The project makes ever attempt to include every relevant version that applies. The only time wildcards are used is when we are 100% sure that the entry will be accurate. If the current version of a product is 1.3, we will NOT use 1.x to label the vulnerable versions, as subsequent releases will likely not be vulnerable.
External texts are the main information source in each OSVDB entry, and help users understand the issue as well as how to test and correct.OSVDB has templates to address consistency issues in the database, since all volunteers have very unique and different technical writing style. This also ensures that the same facts were being included from entry to entry.

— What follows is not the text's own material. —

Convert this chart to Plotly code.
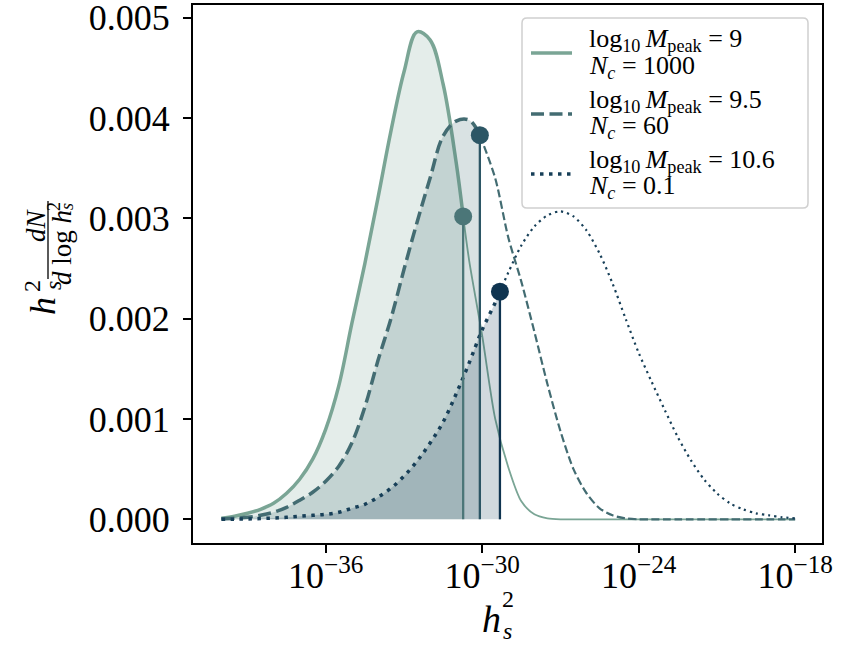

- Vulnerability Description - A high level description that a system administrator would want to read and understand. In addition, it is intended to help users of OSVDB generate reports on vulnerabilities.
- Technical Description - Used to provide any relevant technical information about the vulnerability. This field is typically used to include new information, clear up something that may not have been obvious, or provide a concise summary of details. This field is also meant to include the very specific technical details that most system administrator may not want to read.
- Manual Testing Notes - Notes on how to test for a vulnerability. This may be details on how to check the presence of files, configuration options, a test URL, log output or more. The projects tries to ensure that any manual testing notes do nothing malicious, manipulate no files, or put the system at risk--however it is not guaranteed that the test will not harm the target.
- Solution Description - Specific information about an available fix, but will not contain an actual URL (that should be included in the external references section). OSVDB does not recommend solutions such as "use another product" or "use a firewall to filter malicious traffic". The solution is meant to be relevant to the product itself or the operating system it runs on.